Mais c’est de la plaine des Joncs que les Vietnamiens sont le plus fiers. Là, sur une zone humide de 9 000 ha, près de 1 000 grues se sont réinstallées. Or, «les oiseaux ne nichent qu’en de bonnes terres», dit un dicton vietnamien. En outre, les scientifiques tentent de mettre au point des procédés «écologiques» de dépollution des sols. Ainsi, Dang Thi Cam Ha, à Hanoï, a-t-elle réussi à mettre au point des bactéries et des champignons microscopiques capables de dégrader les dioxines. En laboratoire, cela marche à 90 % en une semaine, mais dans la nature, sur un «point chaud» – ancienne base militaire où étaient transvasés les bidons d’agent orange ou endroit où s’est écrasé un avion épandeur –, seuls 30 % des dioxines ont pu être détruits au bout de trois mois.

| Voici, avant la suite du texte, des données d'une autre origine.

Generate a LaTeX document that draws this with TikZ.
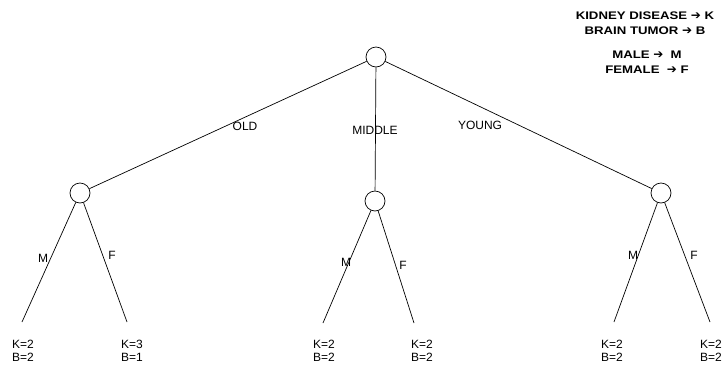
\documentclass[tikz,border=0pt]{standalone}
\usepackage{fontspec}
\setmainfont{Liberation Sans}
\newfontfamily\legendfont[FakeStretch=1.2]{Liberation Sans}
\newfontfamily\arrowfont{DejaVu Sans}
\begin{document}
\begin{tikzpicture}[x=1pt,y=-1pt,
  dnode/.style={draw,circle,minimum size=20pt,inner sep=0pt,line width=0.7pt},
  edge/.style={line width=0.7pt},
  elabel/.style={font=\fontsize{12}{13}\selectfont,inner sep=0pt},
  leaf/.style={font=\fontsize{12}{13}\selectfont,align=left,anchor=north west,inner sep=0pt},
  legend/.style={font=\legendfont\fontsize{11}{15}\selectfont\bfseries,align=center,inner sep=0pt}]
\useasboundingbox (0,0) rectangle (724,365);
% decision nodes
\node[dnode] (root) at (376,57) {};
\node[dnode] (old) at (80,193) {};
\node[dnode] (mid) at (375,201) {};
\node[dnode] (young) at (661,193) {};
% leaf end points
\coordinate (l1) at (22,322);
\coordinate (l2) at (127,322);
\coordinate (l3) at (323,323);
\coordinate (l4) at (414,323);
\coordinate (l5) at (614,322);
\coordinate (l6) at (710,322);
% edges
\draw[edge] (root) -- (old);
\draw[edge] (root) -- (mid);
\draw[edge] (root) -- (young);
\draw[edge] (old) -- (l1);
\draw[edge] (old) -- (l2);
\draw[edge] (mid) -- (l3);
\draw[edge] (mid) -- (l4);
\draw[edge] (young) -- (l5);
\draw[edge] (young) -- (l6);
% edge labels
\node[elabel] (tOld) at (245,126) {OLD};
\node[elabel] (tMid) at (375,130) {MIDDLE};
\node[elabel] (tYoung) at (480,125) {YOUNG};
\node[elabel] (m1) at (43,258) {M};
\node[elabel] (f1) at (112,255) {F};
\node[elabel] (m2) at (346,262) {M};
\node[elabel] (f2) at (403,265) {F};
\node[elabel] (m3) at (633,255) {M};
\node[elabel] (f3) at (694,255) {F};
% leaves
\node[leaf] (r1) at (12,340) {K=2\\B=2};
\node[leaf] (r2) at (121,340) {K=3\\B=1};
\node[leaf] (r3) at (313,340) {K=2\\B=2};
\node[leaf] (r4) at (411,340) {K=2\\B=2};
\node[leaf] (r5) at (601,340) {K=2\\B=2};
\node[leaf] (r6) at (700,340) {K=2\\B=2};
% legend
\node[legend] (leg1) at (645,23.5) {KIDNEY DISEASE {\arrowfont\bfseries\fontsize{12}{15}\selectfont ➔} K\\BRAIN TUMOR {\arrowfont\bfseries\fontsize{12}{15}\selectfont ➔} B};
\node[legend] (leg2) at (647,62) {MALE {\arrowfont\bfseries\fontsize{12}{15}\selectfont ➔}\ \ M\\FEMALE\ \ {\arrowfont\bfseries\fontsize{12}{15}\selectfont ➔} F};
\end{tikzpicture}
\end{document}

En attendant, petit à petit, les Vietnamiens dépolluent au moyen de méthodes traditionnelles, lourdes et coûteuses. Le plus urgent est de décontaminer les fameux «points chauds», soit par incinération à haute température dans des fours transportables, soit en raclant les sols et en les stockant temporairement. Malgré ce travail de fourmi, «seulement un peu plus de 1 % de la forêt vietnamienne a été restauré», poursuit Pierre Vermeulin.

En attendant, les spécialistes prescrivent une demi-douzaine de recommandations. Il est ainsi conseillé de ne pas manger de poissons, de laver les légumes, d’enlever la graisse contenue dans les poissons et les canards. Autour des anciennes bases militaires, il est urgent de fermer les bassins d’aquaculture . Enfin, dans les sites où la contamination perdure fortement, il est recommandé, malgré la difficulté de la décision, de déplacer les populations.